2. The Cross is True Glory: “The word ‘glory’ refers to the splendor, honor and power
which belong to God” (The Navarre Bible: St. John, pg. 202). How can
Christ’s humiliating death on the cross and his abandonment by his closest
followers give honor to God and reveal his splendor and power? How can the
cross be Christ’s supreme glory? First, it reveals a love without limits, a
love that does not say, “I will go this far and no farther.” Christ’s words,
“Father, forgive them,” bear witness to a love that is stronger than sin. The
Resurrection, which follows the cross, testifies to a love that is stronger
than death itself. Second, the cross is the fulfillment of Christ’s mission.
His obedience to the Father, even to death, redeems all of mankind. Have I
embraced the cross in my own life as the one way to follow Christ? Embracing
the cross is the only sure path to love Christ and glorify the Father.
3. Jesus Continues to Trust in
Me: Throughout this Gospel passage,
Christ’s words ring with unshakeable confidence. Even though he will die,
abandoned by his disciples, in agony and humiliating failure, Christ continues
to trust. He trusts both in his Father and in those very disciples who will
soon desert him. Our Lord’s trust in us as his followers must inspire within us
similar unwavering confidence in our mission to save souls, to bring others to
Christ, and to transform society itself. By ourselves, we can achieve nothing.
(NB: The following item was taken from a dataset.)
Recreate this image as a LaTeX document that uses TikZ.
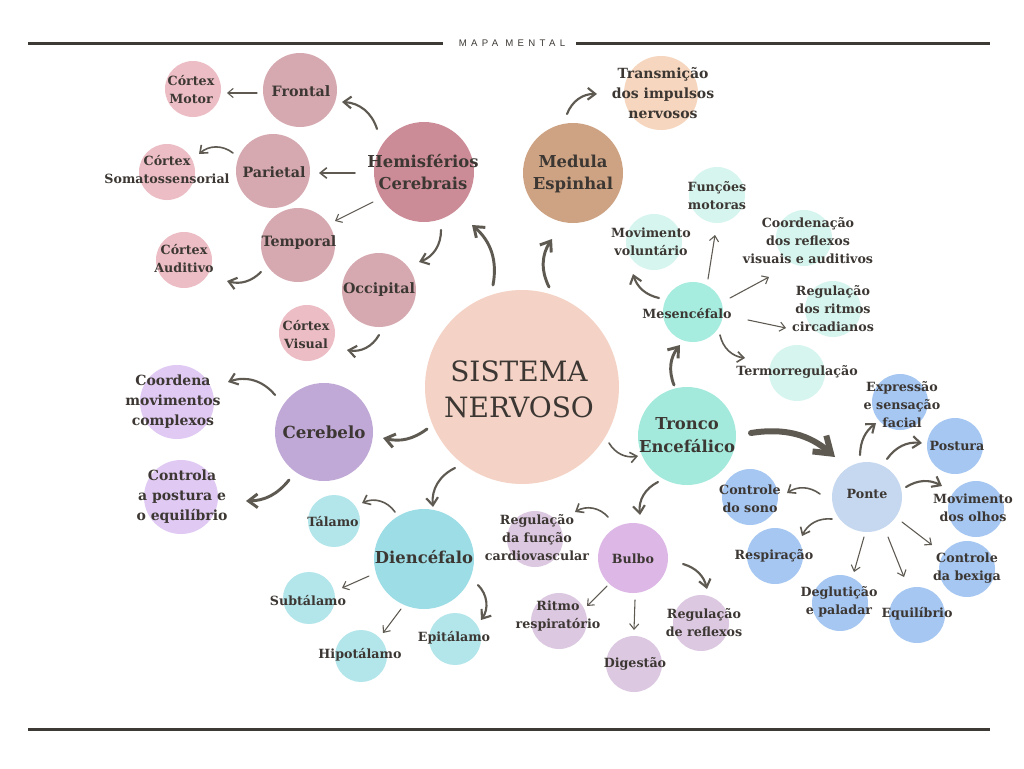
\documentclass[tikz,border=0pt]{standalone}
\usepackage{fontspec}
\setmainfont{DejaVu Serif}
\newfontfamily\capsfont[LetterSpace=45]{Liberation Sans}
\usetikzlibrary{arrows.meta,calc}
\definecolor{lc}{HTML}{3D3935}
\definecolor{ac}{HTML}{5E5A52}
\definecolor{tc}{HTML}{3C3733}
\definecolor{cSN}{HTML}{F4D3C6}
\definecolor{cHem}{HTML}{CC8C97}
\definecolor{cLob}{HTML}{D6A9B0}
\definecolor{cCtx}{HTML}{ECBDC4}
\definecolor{cMed}{HTML}{CDA384}
\definecolor{cTra}{HTML}{F6D6BE}
\definecolor{cCer}{HTML}{C1A9D7}
\definecolor{cCerK}{HTML}{E0CAF3}
\definecolor{cDie}{HTML}{9CDDE6}
\definecolor{cDieK}{HTML}{B3E6EB}
\definecolor{cTro}{HTML}{A4EADC}
\definecolor{cMes}{HTML}{A6EDE0}
\definecolor{cMesK}{HTML}{D7F5EF}
\definecolor{cPon}{HTML}{C5D8F0}
\definecolor{cPonK}{HTML}{A6C7F2}
\definecolor{cBul}{HTML}{DDB7E6}
\definecolor{cBulK}{HTML}{DCC9E1}
\begin{document}
\begin{tikzpicture}[x=0.75pt,y=0.75pt,
  bub/.style={circle,inner sep=0pt,draw=none,minimum size=1.5pt*#1},
  tx/.style={text=tc,align=center,inner sep=0pt},
  ts/.style={tx,font=\bfseries\fontsize{9.5}{13.5}\selectfont},
  tsl/.style={tx,font=\bfseries\fontsize{10.5}{15}\selectfont},
  tm/.style={tx,font=\bfseries\fontsize{10.7}{14}\selectfont},
  tl/.style={tx,font=\bfseries\fontsize{12.3}{17}\selectfont},
  tlb/.style={tx,font=\bfseries\fontsize{12.5}{16}\selectfont},
  tt/.style={tx,font=\fontsize{21}{27}\selectfont},
  ar/.style={draw=ac,line cap=round,line join=round,-{Straight Barb[length=2.5pt 2,width=5pt 2.4]}},
  a1/.style={ar,line width=0.8pt},
  a2/.style={ar,line width=1.2pt},
  a3/.style={ar,line width=1.6pt},
  a4/.style={ar,line width=2.2pt},
  a5/.style={ar,line width=4.5pt},
]
\useasboundingbox (0,0) rectangle (1024,-768);
\fill[white] (0,0) rectangle (1024,-768);
% header and footer
\node[text=lc,inner sep=0pt,font=\capsfont\fontsize{7.2}{8}\selectfont] (title) at (512,-43) {MAPA MENTAL};
\coordinate (hl1) at (28,-43);
\coordinate (hl2) at (443,-43);
\coordinate (hr1) at (576,-43);
\coordinate (hr2) at (990,-43);
\coordinate (f1) at (28,-729.5);
\coordinate (f2) at (990,-729.5);
\draw[lc,line width=2.25pt] (hl1) -- (hl2) (hr1) -- (hr2);
\draw[lc,line width=2.25pt] (f1) -- (f2);
% circles
\node[bub=97,fill=cSN] (sn) at (522,-387) {};
\node[bub=50,fill=cHem] (hem) at (424,-172) {};
\node[bub=37,fill=cLob] (fro) at (300,-90) {};
\node[bub=28,fill=cCtx] (cmo) at (193,-89) {};
\node[bub=37,fill=cLob] (par) at (273,-171) {};
\node[bub=28,fill=cCtx] (cso) at (167,-172) {};
\node[bub=37,fill=cLob] (tem) at (298,-245) {};
\node[bub=28,fill=cCtx] (cau) at (184,-260) {};
\node[bub=37,fill=cLob] (occ) at (379,-290) {};
\node[bub=28,fill=cCtx] (cvi) at (307,-333) {};
\node[bub=49,fill=cCer] (cer) at (324,-432) {};
\node[bub=37,fill=cCerK] (coo) at (177,-402) {};
\node[bub=37,fill=cCerK] (con) at (181,-497) {};
\node[bub=50,fill=cMed] (med) at (573,-173) {};
\node[bub=37,fill=cTra] (tra) at (661,-93) {};
\node[bub=49,fill=cTro] (tro) at (687,-436) {};
\node[bub=30,fill=cMes] (mes) at (693,-312) {};
\node[bub=28,fill=cMesK] (fmo) at (717,-195) {};
\node[bub=28,fill=cMesK] (mvo) at (654,-242) {};
\node[bub=28,fill=cMesK] (cre) at (804,-238) {};
\node[bub=28,fill=cMesK] (rci) at (833,-309) {};
\node[bub=28,fill=cMesK] (ter) at (797,-373) {};
\node[bub=35,fill=cPon] (pon) at (867,-497) {};
\node[bub=28,fill=cPonK] (exp) at (900,-402) {};
\node[bub=28,fill=cPonK] (pos) at (955,-446) {};
\node[bub=28,fill=cPonK] (mol) at (976,-509) {};
\node[bub=28,fill=cPonK] (cbx) at (967,-569) {};
\node[bub=28,fill=cPonK] (equ) at (917,-615) {};
\node[bub=28,fill=cPonK] (deg) at (840,-603) {};
\node[bub=28,fill=cPonK] (res) at (775,-556) {};
\node[bub=28,fill=cPonK] (csn) at (750,-497) {};
\node[bub=35,fill=cBul] (bul) at (633,-558) {};
\node[bub=28,fill=cBulK] (rcv) at (535,-539) {};
\node[bub=28,fill=cBulK] (rre) at (559,-621) {};
\node[bub=28,fill=cBulK] (dig) at (634,-664) {};
\node[bub=28,fill=cBulK] (rrf) at (701,-623) {};
\node[bub=50,fill=cDie] (die) at (424,-559) {};
\node[bub=26,fill=cDieK] (tal) at (334,-521) {};
\node[bub=26,fill=cDieK] (sub) at (309,-598) {};
\node[bub=26,fill=cDieK] (hip) at (361,-656) {};
\node[bub=26,fill=cDieK] (epi) at (455,-639) {};
% texts
\node[tt] (sn-t) at (519,-389) {SISTEMA\\NERVOSO};
\node[tl] (hem-t) at (423,-172) {Hemisférios\\Cerebrais};
\node[tm] (fro-t) at (301,-91) {Frontal};
\node[ts] (cmo-t) at (191,-90) {Córtex\\Motor};
\node[tm] (par-t) at (274,-172) {Parietal};
\node[ts] (cso-t) at (167,-170) {Córtex\\Somatossensorial};
\node[tm] (tem-t) at (299,-243) {Temporal};
\node[ts] (cau-t) at (184,-259) {Córtex\\Auditivo};
\node[tm] (occ-t) at (379,-290) {Occipital};
\node[ts] (cvi-t) at (306,-335) {Córtex\\Visual};
\node[tlb] (cer-t) at (324,-432) {Cerebelo};
\node[tsl] (coo-t) at (173,-402) {Coordena\\movimentos\\complexos};
\node[tsl] (con-t) at (182,-497) {Controla\\a postura e\\o equilíbrio};
\node[tl] (med-t) at (573,-174) {Medula\\Espinhal};
\node[tsl] (tra-t) at (663,-93) {Transmição\\dos impulsos\\nervosos};
\node[tl] (tro-t) at (687,-435) {Tronco\\Encefálico};
\node[ts] (mes-t) at (687,-314) {Mesencéfalo};
\node[ts] (fmo-t) at (717,-196) {Funções\\motoras};
\node[ts] (mvo-t) at (651,-242) {Movimento\\voluntário};
\node[ts] (cre-t) at (808,-241) {Coordenação\\dos reflexos\\visuais e auditivos};
\node[ts] (rci-t) at (833,-309) {Regulação\\dos ritmos\\circadianos};
\node[ts] (ter-t) at (797,-372) {Termorregulação};
\node[ts] (pon-t) at (867,-494) {Ponte};
\node[ts] (exp-t) at (902,-405) {Expressão\\e sensação\\facial};
\node[ts] (pos-t) at (957,-446) {Postura};
\node[ts] (mol-t) at (973,-508) {Movimento\\dos olhos};
\node[ts] (cbx-t) at (967,-568) {Controle\\da bexiga};
\node[ts] (equ-t) at (917,-614) {Equilíbrio};
\node[ts] (deg-t) at (839,-602) {Deglutição\\e paladar};
\node[ts] (res-t) at (774,-556) {Respiração};
\node[ts] (csn-t) at (750,-499) {Controle\\do sono};
\node[ts] (bul-t) at (633,-559) {Bulbo};
\node[ts] (rcv-t) at (537,-538) {Regulação\\da função\\cardiovascular};
\node[ts] (rre-t) at (558,-616) {Ritmo\\respiratório};
\node[ts] (dig-t) at (635,-664) {Digestão};
\node[ts] (rrf-t) at (704,-623) {Regulação\\de reflexos};
\node[tl] (die-t) at (424,-557) {Diencéfalo};
\node[ts] (tal-t) at (333,-522) {Tálamo};
\node[ts] (sub-t) at (308,-601) {Subtálamo};
\node[ts] (hip-t) at (360,-655) {Hipotálamo};
\node[ts] (epi-t) at (454,-638) {Epitálamo};
% connectors
\draw[a3] ($(hem)+(-47,43)$) to[bend right=35] ($(fro)+(42,-12)$);
\draw[a2] ($(hem)+(-69,-1)$) -- ($(par)+(46,-2)$);
\draw[a1] ($(hem)+(-51,-30)$) -- ($(tem)+(37,24)$);
\draw[a3] ($(hem)+(17,-58)$) to[bend left=35] ($(occ)+(40,28)$);
\draw[a4] ($(sn)+(-29,102)$) to[bend right=30] ($(hem)+(48,-53)$);
\draw[a1] ($(fro)+(-43,-3)$) -- ($(cmo)+(34,-4)$);
\draw[a2] ($(par)+(-40,18)$) to[bend right=40] ($(cso)+(32,18)$);
\draw[a3] ($(tem)+(-37,-27)$) to[bend left=30] ($(cau)+(43,-21)$);
\draw[a3] ($(occ)+(0,-45)$) to[bend left=35] ($(cvi)+(40,-17)$);
\draw[a4] ($(sn)+(-95,-42)$) to[bend left=25] ($(cer)+(59,-6)$);
\draw[a3] ($(cer)+(-49,37)$) to[bend right=35] ($(coo)+(51,20)$);
\draw[a4] ($(cer)+(-35,-48)$) to[bend left=25] ($(con)+(65,-4)$);
\draw[a3] ($(sn)+(-67,-81)$) to[bend right=35] ($(die)+(9,52)$);
\draw[a2] ($(die)+(-29,47)$) to[bend right=40] ($(tal)+(28,18)$);
\draw[a1] ($(die)+(-55,-17)$) -- ($(sub)+(33,10)$);
\draw[a1] ($(die)+(-23,-50)$) -- ($(hip)+(22,23)$);
\draw[a3] ($(die)+(54,-26)$) to[bend left=40] ($(epi)+(26,19)$);
\draw[a4] ($(sn)+(27,100)$) to[bend left=30] ($(med)+(-21,-66)$);
\draw[a3] ($(med)+(-6,59)$) to[bend left=35] ($(tra)+(-64,-1)$);
\draw[a2] ($(sn)+(87,-56)$) to[bend right=35] ($(tro)+(-49,-20)$);
\draw[a4] ($(tro)+(-13,51)$) to[bend left=30] ($(mes)+(-13,-33)$);
\draw[a3] ($(mes)+(-34,14)$) to[bend left=30] ($(mvo)+(-21,-32)$);
\draw[a1] ($(mes)+(15,33)$) -- ($(fmo)+(-2,-40)$);
\draw[a1] ($(mes)+(37,14)$) -- ($(cre)+(-35,-39)$);
\draw[a1] ($(mes)+(55,-8)$) -- ($(rci)+(-47,-19)$);
\draw[a2] ($(mes)+(27,-23)$) to[bend right=35] ($(ter)+(-52,15)$);
\draw[a5] ($(tro)+(64,3)$) to[bend left=25] ($(pon)+(-32,40)$);
\draw[a3] ($(tro)+(-29,-46)$) to[bend right=35] ($(bul)+(7,43)$);
\draw[a2] ($(bul)+(-25,41)$) to[bend right=40] ($(rcv)+(40,27)$);
\draw[a1] ($(bul)+(-26,-28)$) -- ($(rre)+(28,15)$);
\draw[a1] ($(bul)+(2,-42)$) -- ($(dig)+(0,34)$);
\draw[a3] ($(bul)+(50,-6)$) to[bend left=30] ($(rrf)+(6,34)$);
\draw[a3] ($(pon)+(-7,42)$) to[bend left=25] ($(exp)+(-24,-21)$);
\draw[a3] ($(pon)+(20,38)$) to[bend left=30] ($(pos)+(-33,3)$);
\draw[a3] ($(pon)+(39,10)$) to[bend left=30] ($(mol)+(-34,23)$);
\draw[a1] ($(pon)+(35,-25)$) -- ($(cbx)+(-35,24)$);
\draw[a1] ($(pon)+(21,-40)$) -- ($(equ)+(-13,38)$);
\draw[a1] ($(pon)+(-3,-40)$) -- ($(deg)+(14,31)$);
\draw[a2] ($(pon)+(-35,-22)$) to[bend right=35] ($(res)+(27,20)$);
\draw[a2] ($(pon)+(-47,3)$) to[bend right=35] ($(csn)+(37,4)$);
\end{tikzpicture}
\end{document}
But we have the assurance of Christ’s prayers and the promise of his Holy
Spirit. The Holy Spirit will speak in the hearts of all those who Christ calls
to bring closer to him. Let us pray often to our great advocate: “Holy Spirit,
inspire in me what I should think, what I should say, and what I should leave
unsaid, so that I may achieve the good of all my brothers and sisters, fulfill
my mission, and make Christ’s kingdom triumph.”
Reflection
SG.
Jesus has finished speaking to his
disciples with words full of encouragement great promises. Now he enters into
his passion by praying for his disciples and for all of us who have come to
believe in him. There is a nice suggestion that this solemn prayer to his
Father is like the Preface of the Mass. With the Preface, we turn to prayer as
we enter into the consecration. So, too, after his final teaching, Jesus enters
into prayer, which he will continue in a different way in the Garden of Olives
as he offers himself to the Father.
`In his prayer, Jesus makes an
extraordinary statement referring to his disciples: “It is in them that I have
been glorified.” Judas has already gone out to betray him and in a short
while Peter will deny him and all of them except John will desert him at the
end. We may well then wonder how Jesus finds that he is glorified in them.
Possibly, Jesus is taking all of history, past present and future into his
prayer and so into his sacrifice.
After the Resurrection and Pentecost and through the ages many will
glorify God by a holy life or a martyr’s death.